À la COP, on parle de climat mais quid de la biodiversité ?
A. N : Concernant le climat il est encore possible de réussir à limiter le réchauffement. C'est un problème qui peut trouver des solutions et qui est en partie réversible (même si certaines choses sont irréversibles). En revanche, il est beaucoup plus difficile de s'adapter à la destruction de la biodiversité. Le sujet de la biodiversité a été évoqué, notamment par la délégation française. Mais tous les pays n'en sont pas au même niveau de maturité sur le sujet. En France, nous avons une agence de la biodiversité ce qui est une chose assez rare. Cette COP a permis de reconnaître que la Nature est une alliée inestimable dans la lutte contre le changement climatique et l’outil le plus efficace et le plus modulable pour s’adapter à ses conséquences.
Pour finir, qu'avez-vous appris à la COP ?

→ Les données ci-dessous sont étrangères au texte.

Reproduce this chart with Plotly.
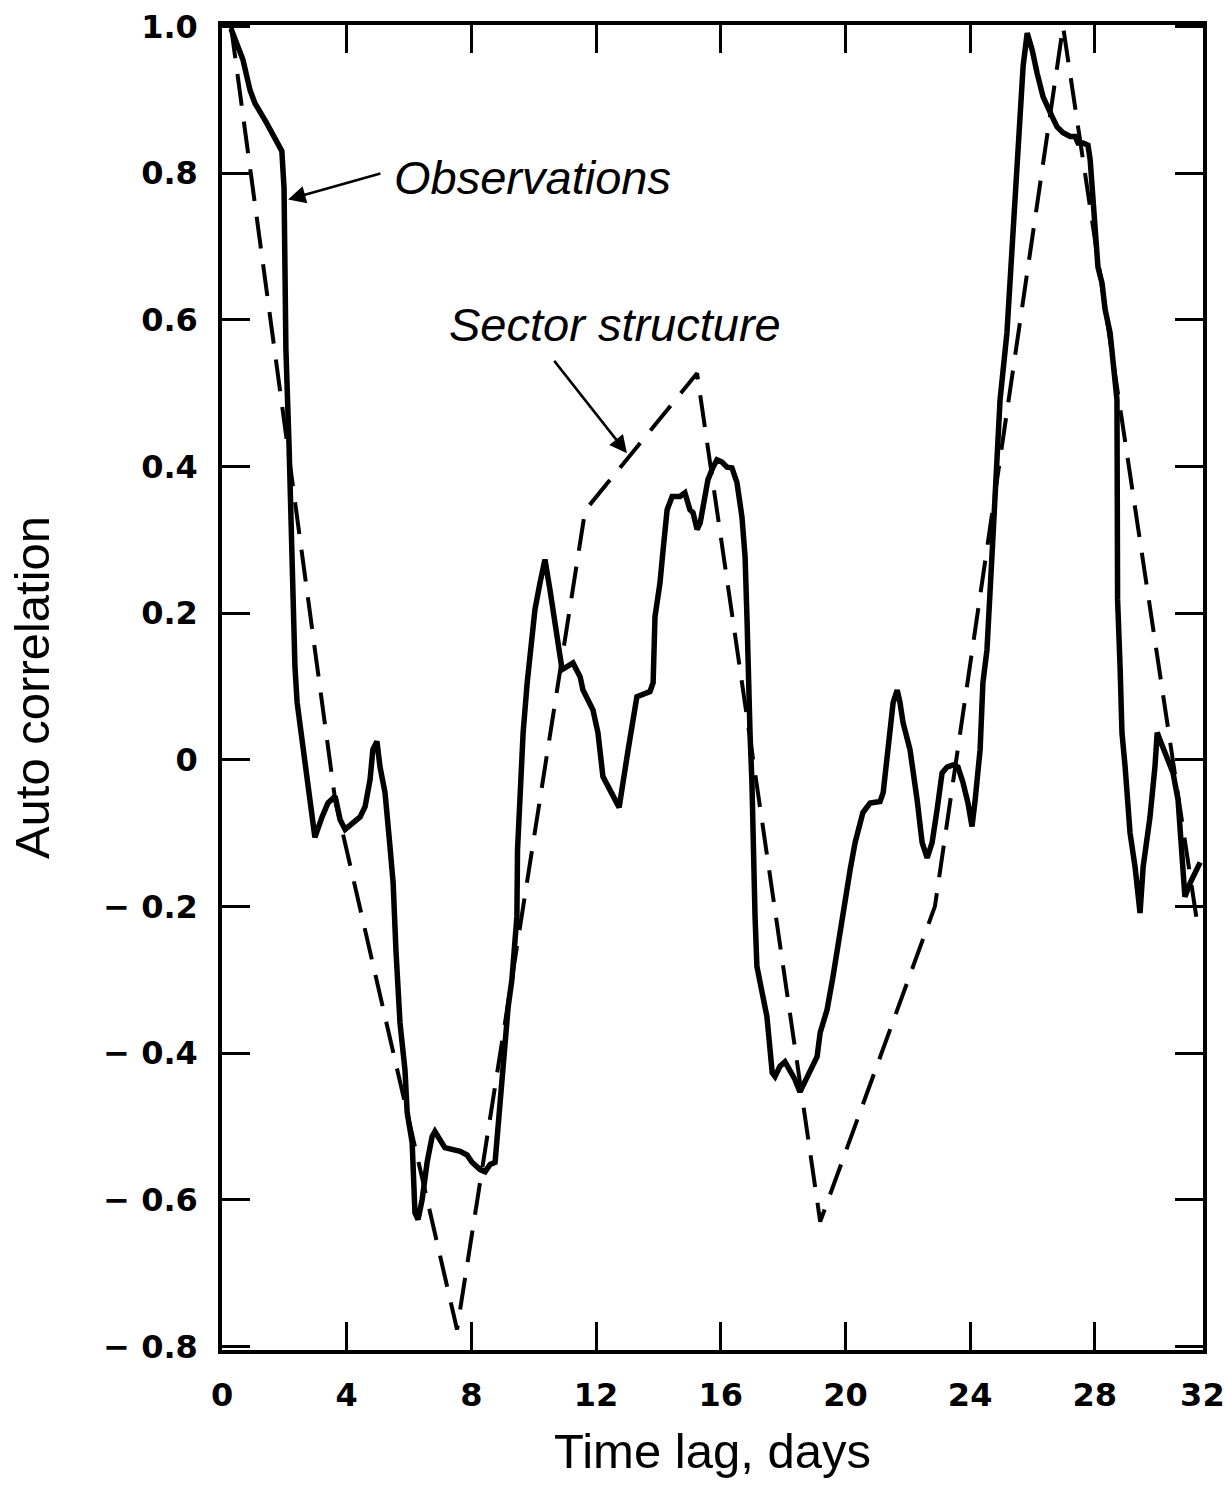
import plotly.graph_objects as go

# ---------------- data ----------------
lag_obs = [0.29, 0.67, 0.90, 1.06, 1.41, 1.76, 1.92, 1.99, 2.02, 2.05, 2.15, 2.25, 2.34, 2.41,
           2.57, 2.76, 2.98, 3.21, 3.40, 3.63, 3.79, 3.95, 4.20, 4.43, 4.59, 4.75, 4.84, 4.97,
           5.07, 5.23, 5.39, 5.49, 5.58, 5.71, 5.87, 5.94, 6.10, 6.13, 6.19, 6.29, 6.42, 6.58,
           6.74, 6.83, 6.99, 7.15, 7.64, 7.86, 8.02, 8.28, 8.44, 8.60, 8.76, 8.85, 9.02, 9.18,
           9.30, 9.46, 9.48, 9.56, 9.66, 9.79, 9.95, 10.04, 10.20, 10.36, 10.52, 10.68, 10.84,
           10.91, 11.07, 11.26, 11.49, 11.58, 11.90, 12.06, 12.22, 12.54, 12.74, 13.03, 13.31,
           13.73, 13.83, 13.89, 14.05, 14.15, 14.28, 14.44, 14.69, 14.85, 15.01, 15.11, 15.24,
           15.34, 15.50, 15.59, 15.75, 15.88, 16.04, 16.20, 16.36, 16.52, 16.68, 16.78, 16.84,
           16.88, 16.94, 17.00, 17.04, 17.10, 17.16, 17.36, 17.48, 17.58, 17.65, 17.74, 17.90,
           18.06, 18.22, 18.38, 18.54, 18.70, 18.86, 19.09, 19.19, 19.41, 19.60, 19.76, 19.92,
           20.15, 20.31, 20.56, 20.79, 21.11, 21.21, 21.33, 21.43, 21.53, 21.66, 21.75, 21.85,
           22.07, 22.30, 22.46, 22.62, 22.78, 22.94, 23.10, 23.26, 23.45, 23.61, 23.77, 23.93,
           24.06, 24.16, 24.32, 24.41, 24.54, 24.74, 24.96, 25.18, 25.38, 25.60, 25.70, 25.83,
           25.99, 26.15, 26.34, 26.63, 26.79, 26.98, 27.21, 27.37, 27.46, 27.62, 27.78, 27.85,
           27.94, 28.01, 28.10, 28.23, 28.33, 28.49, 28.59, 28.71, 28.72, 28.73, 28.81, 28.87,
           28.97, 29.13, 29.29, 29.39, 29.45, 29.55, 29.77, 29.93, 30.00, 30.09, 30.32, 30.51,
           30.67, 30.80, 30.89, 31.06, 31.22, 31.38]
acf_obs = [0.997, 0.955, 0.913, 0.895, 0.870, 0.845, 0.830, 0.780, 0.690, 0.560, 0.430, 0.250,
           0.127, 0.078, 0.027, -0.037, -0.106, -0.078, -0.059, -0.050, -0.082, -0.095, -0.086,
           -0.078, -0.064, -0.027, 0.014, 0.025, -0.010, -0.045, -0.119, -0.168, -0.260, -0.359,
           -0.423, -0.481, -0.522, -0.555, -0.618, -0.627, -0.600, -0.549, -0.514, -0.507,
           -0.518, -0.529, -0.534, -0.539, -0.549, -0.559, -0.562, -0.552, -0.549, -0.504,
           -0.413, -0.337, -0.300, -0.214, -0.123, -0.031, 0.037, 0.105, 0.164, 0.205, 0.241,
           0.273, 0.232, 0.187, 0.146, 0.123, 0.127, 0.132, 0.113, 0.095, 0.068, 0.037, -0.023,
           -0.050, -0.065, 0.014, 0.086, 0.093, 0.105, 0.195, 0.241, 0.286, 0.341, 0.359, 0.359,
           0.364, 0.341, 0.337, 0.314, 0.323, 0.359, 0.382, 0.399, 0.409, 0.406, 0.399, 0.398,
           0.378, 0.331, 0.277, 0.195, 0.105, 0.035, -0.031, -0.123, -0.214, -0.282, -0.327,
           -0.350, -0.395, -0.427, -0.432, -0.418, -0.412, -0.423, -0.436, -0.453, -0.440,
           -0.427, -0.405, -0.372, -0.341, -0.296, -0.250, -0.205, -0.150, -0.113, -0.072,
           -0.059, -0.057, -0.045, 0.000, 0.041, 0.078, 0.095, 0.078, 0.050, 0.014, -0.055,
           -0.113, -0.134, -0.113, -0.068, -0.018, -0.010, -0.007, -0.010, -0.031, -0.059,
           -0.091, -0.055, 0.014, 0.105, 0.150, 0.310, 0.491, 0.582, 0.718, 0.855, 0.946, 0.991,
           0.968, 0.936, 0.904, 0.877, 0.863, 0.855, 0.850, 0.850, 0.841, 0.841, 0.838, 0.818,
           0.763, 0.718, 0.672, 0.650, 0.614, 0.582, 0.536, 0.491, 0.354, 0.218, 0.127, 0.037,
           -0.009, -0.100, -0.146, -0.191, -0.209, -0.146, -0.078, -0.009, 0.037, 0.027, 0.000,
           -0.018, -0.055, -0.146, -0.187, -0.168, -0.154, -0.140]

lag_sector = [0.29, 3.63, 7.54, 11.65, 15.24, 19.19, 22.87, 26.98, 31.31]
acf_sector = [1.0, -0.055, -0.777, 0.340, 0.527, -0.630, -0.200, 1.0, -0.230]

x_tickvals = [0, 4, 8, 12, 16, 20, 24, 28, 31.45]
x_ticktext = ["0", "4", "8", "12", "16", "20", "24", "28", "32"]
y_tickvals = [1.0, 0.8, 0.6, 0.4, 0.2, 0.0, -0.2, -0.4, -0.6, -0.8]
y_ticktext = ["1.0", "0.8", "0.6", "0.4", "0.2", "0",
              "\u2212 0.2", "\u2212 0.4", "\u2212 0.6", "\u2212 0.8"]

label_obs = "Observations"
label_sector = "Sector structure"
x_title = "Time lag, days"
y_title = "Auto correlation"

# ---------------- figure ----------------
fig = go.Figure()
fig.add_trace(go.Scatter(x=lag_sector, y=acf_sector, mode="lines", name=label_sector,
                         line=dict(color="black", width=4, dash="32px,16px")))
fig.add_trace(go.Scatter(x=lag_obs, y=acf_obs, mode="lines", name=label_obs,
                         line=dict(color="black", width=5.5)))

tick_font = dict(family="DejaVu Sans", size=32, color="black", weight="bold")
title_font = dict(family="Liberation Sans", size=49, color="black")
ann_font = dict(family="Liberation Sans", size=47, color="black", style="italic")

fig.update_layout(
    width=1225, height=1488,
    margin=dict(l=222, r=22, t=25, b=138),
    paper_bgcolor="white", plot_bgcolor="white",
    showlegend=False,
    xaxis=dict(range=[0, 31.47], tickvals=x_tickvals, ticktext=x_ticktext,
               ticks="inside", ticklen=28, tickwidth=2.5, tickcolor="black",
               showline=True, linecolor="black", linewidth=3.5, mirror="ticks",
               showgrid=False, zeroline=False, tickfont=tick_font,
               ticklabelstandoff=14, automargin=False,
               title=dict(text=x_title, font=title_font, standoff=22)),
    yaxis=dict(range=[-0.805, 1.002], tickvals=y_tickvals, ticktext=y_ticktext,
               ticks="inside", ticklen=28, tickwidth=2.5, tickcolor="black",
               showline=True, linecolor="black", linewidth=3.5, mirror="ticks",
               showgrid=False, zeroline=False, tickfont=tick_font,
               ticklabelstandoff=14, automargin=False,
               title=dict(text=y_title, font=title_font, standoff=39)),
)

# labels
fig.add_annotation(x=5.45, y=0.794, xref="x", yref="y", text=label_obs, showarrow=False,
                   xanchor="left", yanchor="middle", font=ann_font)
fig.add_annotation(x=7.22, y=0.594, xref="x", yref="y", text=label_sector, showarrow=False,
                   xanchor="left", yanchor="middle", font=ann_font)
# arrows
fig.add_annotation(x=2.12, y=0.764, ax=5.13, ay=0.800, xref="x", yref="y", axref="x", ayref="y",
                   text="", showarrow=True, arrowhead=2, arrowsize=1.4, arrowwidth=2.5,
                   arrowcolor="black")
fig.add_annotation(x=12.99, y=0.418, ax=10.62, ay=0.546, xref="x", yref="y", axref="x", ayref="y",
                   text="", showarrow=True, arrowhead=2, arrowsize=1.4, arrowwidth=2.5,
                   arrowcolor="black")

fig.write_html("out.html")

A. N : À travers la concrétisation du fonds pertes et dommages, les initiatives pour recanaliser l’aide publique au développement vers la transition énergétique pour permettre une équivalence entre la lutte pour le climat et la lutte contre la pauvreté, j'ai pris conscience de la nécessité de mutualiser l'ensemble des aides pour lutter contre le dérèglement climatique de manière équitable et juste. Pour finir, en tant que témoin et parfois acteur des échanges entre dirigeants politiques et chefs d’entreprise, venus des quatre coins monde, j’ai été sidéré de voir se former à la COP une communauté mondiale et aussi une forme de consensus, sur un sujet où il va de notre survie. Les États ne peuvent pas tout. Les entreprises doivent agir d’urgence, mais elles n’arriveront a rien sans un cadre plus propice. Réunir tous les acteurs et aligner leurs actions pour réduire nos émissions est le grand défi de notre siècle.